In court documents opposing the motion, Roche’s former company accused Williams of being behind the cryptocurrency leak and said the video shot at Jean-Georges showed signs of deepfake alterations. It also accused Williams of spreading rumors that Roche’s life had been threatened.

Pete Padovano, a spokesman for Dfinity and Williams, denied that anyone at the foundation had made death threats. When asked if he was connected to Crypto Leaks, Williams said: We appreciate Crypto Leaks' reporting and believe their article speaks for itself.

Roche laid low last fall, but he recently began rebuilding his career as a solo practitioner.

In April, he won a $12.5 million verdict on behalf of six former Cantor Fitzgerald partners who sued the firm for withholding some of their compensation. The ruling, which Cantor appealed, opened the way for Roche, who is also representing dozens of investors in a dispute with Binance, to file a separate class-action lawsuit against the firm.

But Roche's videotaped comments continue to haunt him and his former firm. Last month, the judge overseeing the fraud case granted Williams' motion and disqualified Freedman Normand Friedland from serving as counsel for the plaintiffs.

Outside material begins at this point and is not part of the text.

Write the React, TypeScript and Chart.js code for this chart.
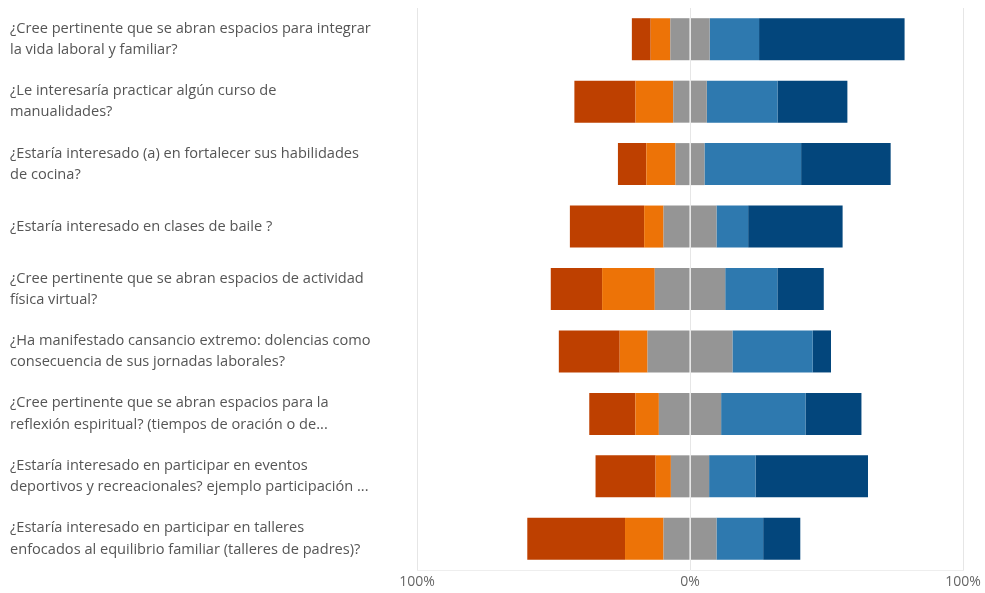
import React, { useEffect, useRef } from "react";
import { Chart, registerables } from "chart.js";

Chart.register(...registerables);

const questions: (string | string[])[] = [
  ["¿Cree pertinente que se abran espacios para integrar", "la vida laboral y familiar?"],
  ["¿Le interesaría practicar algún curso de", "manualidades?"],
  ["¿Estaría interesado (a) en fortalecer sus habilidades", "de cocina?"],
  "¿Estaría interesado en clases de baile ?",
  ["¿Cree pertinente que se abran espacios de actividad", "física virtual?"],
  ["¿Ha manifestado cansancio extremo: dolencias como", "consecuencia de sus jornadas laborales?"],
  ["¿Cree pertinente que se abran espacios para la", "reflexión espiritual? (tiempos de oración o de..."],
  ["¿Estaría interesado en participar en eventos", "deportivos y recreacionales? ejemplo participación ..."],
  ["¿Estaría interesado en participar en talleres", "enfocados al equilibrio familiar (talleres de padres)?"],
];

// Percentages per response level
const stronglyDisagree = [6.9, 22.4, 10.4, 27.2, 18.8, 22.3, 16.9, 22.0, 35.8];
const disagree = [7.2, 13.8, 10.7, 7.1, 19.3, 10.2, 8.6, 5.6, 14.1];
const neutral = [14.4, 12.3, 10.6, 19.4, 25.8, 31.1, 22.8, 14.0, 19.4];
const agree = [18.1, 25.9, 35.4, 11.6, 19.1, 29.4, 30.9, 17.0, 17.1];
const stronglyAgree = [53.3, 25.6, 32.8, 34.6, 17.0, 6.7, 20.5, 41.2, 13.6];

const tickValues = [-100, 0, 100];

const COLORS = {
  sd: "#BE4000",
  d: "#ED7307",
  n: "#959595",
  a: "#2E79AF",
  sa: "#03467C",
};

export default function App() {
  const ref = useRef<HTMLCanvasElement | null>(null);

  useEffect(() => {
    if (!ref.current) return;
    const neg = (arr: number[]) => arr.map((v) => -v);
    const half = (arr: number[]) => arr.map((v) => v / 2);
    const common = { borderWidth: 0, barPercentage: 0.673, categoryPercentage: 1 };
    const chart = new Chart(ref.current, {
      type: "bar",
      data: {
        labels: questions,
        datasets: [
          { label: "Neutral", data: neg(half(neutral)), backgroundColor: COLORS.n, ...common },
          { label: "En desacuerdo", data: neg(disagree), backgroundColor: COLORS.d, ...common },
          { label: "Totalmente en desacuerdo", data: neg(stronglyDisagree), backgroundColor: COLORS.sd, ...common },
          { label: "Neutral ", data: half(neutral), backgroundColor: COLORS.n, ...common },
          { label: "De acuerdo", data: agree, backgroundColor: COLORS.a, ...common },
          { label: "Totalmente de acuerdo", data: stronglyAgree, backgroundColor: COLORS.sa, ...common },
        ],
      },
      options: {
        indexAxis: "y",
        animation: false,
        responsive: true,
        maintainAspectRatio: false,
        layout: { padding: { top: 8, left: 10, right: 22, bottom: 0 } },
        plugins: { legend: { display: false }, tooltip: { enabled: false } },
        scales: {
          x: {
            stacked: true,
            min: -100,
            max: 100,
            afterBuildTicks: (scale: any) => {
              scale.ticks = tickValues.map((v) => ({ value: v }));
            },
            afterFit: (scale: any) => {
              scale.height = 23;
            },
            ticks: {
              callback: (v: any) => Math.abs(Number(v)) + "%",
              color: "#666",
              padding: 4,
              font: { family: "'Open Sans', sans-serif", size: 14 },
            },
            grid: { color: "#e6e6e6", drawTicks: false, z: 1, lineWidth: 1 },
            border: { display: true, color: "#eeeeee", z: 1 },
          },
          y: {
            stacked: true,
            afterFit: (scale: any) => {
              scale.width = 407;
              scale.paddingTop = 0;
              scale.paddingBottom = 0;
            },
            ticks: {
              crossAlign: "far",
              color: "#555",
              padding: 0,
              font: { family: "'Open Sans', sans-serif", size: 14.6, lineHeight: 1.45 },
            },
            grid: { display: false, drawTicks: false },
            border: { display: false },
          },
        },
      },
    } as any);
    return () => chart.destroy();
  }, []);

  return (
    <div style={{ position: "fixed", left: 0, top: 0, width: 985, height: 593, background: "#fff" }}>
      <canvas ref={ref} />
    </div>
  );
}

The judge cited Freedman’s long-standing friendship with Roche and their joint control of a cryptocurrency wallet containing more than one million AVAX tokens. He also expressed concern that the law firm harbored significant ill will toward Williams, which could lead it to reject a reasonable settlement offer.

Unless the lead plaintiff can recruit new lawyers before August, the lawsuit will be difficult to recover. In Roche's view, the conspiracy against him worked perfectly.